Dari pemandangan diatas kita bisa merasakan dan kadang kita tidak acuh.
5 jam ngopi dan merekok tidak mendapatkan dan tidak ada hasil yang memuaskan selama itu, seakan hidup tidur ditengah malam menunggu siang dan menunggu malam tiba. Diskusi sepanjang hari, berfikir siang malam, tanpa adanya langkah pasti tinggal kenangan dalam angan. Duduk lama-lama tidak pernah mendapatkan hasil akan tertinggal oleh kereta malam. Waktu terus bergulir kesadaran terus tumbuh, hidup menunggu mati tidak disadari menunggu kapan tiba. Kepuasan dan kebahagian terkadang tidak bisa dirasakan.

Sedangkan kebutuhan terus menuntut agar tercapai cepat tanpa ada halangan dan rintangan. Padahal semuanya tidak semudah itu, perlu ada keringat harus mengucur kadang darah harus ditumpahkan jika itu diperlukan. Semakin besar kerjaan semakin besar tantangan, semakin besar harapan semakin besar pula  ketidak berhasilan. Sungguh seperti main teka-teki jika tidak menguasi medan akan terserang oleh pikiran sendiri. Jika berhenti maka habis sudah tidak akan pernah ada harapan lagi.

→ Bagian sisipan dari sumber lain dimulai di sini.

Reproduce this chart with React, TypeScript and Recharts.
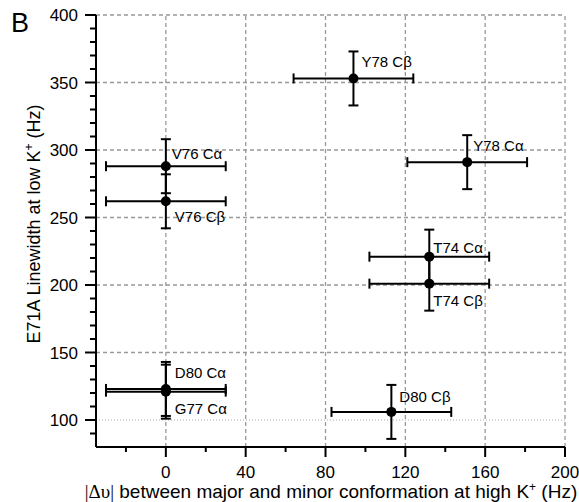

Selesai

Kesabaran kunci utama, bersyukur tameng terakhir untuk keberlanjutan jika masih ada harapan.
5 jam waktu yang panjang,
Karena saat melihat orang-orang yang bangun pagi 5 jam penentu rezqinya
5 jam tidak akan berfungsi jika pikirannya hanya dikabuti oleh mimpi belaka
5 jam bagi petani adalah keberlangsungan hidup untuk anak bini
5 jam untuk pendaki itu seperti 5 cm memperjuangkan sampai diatas puncak
5 jam bagi aktifis penentu 5 tahun kedepan bagaiman nasibnya nanti
Tapi 55 tahun berjalan itu harus mencapi kematangan meski masih penuh tanda Tanya ???????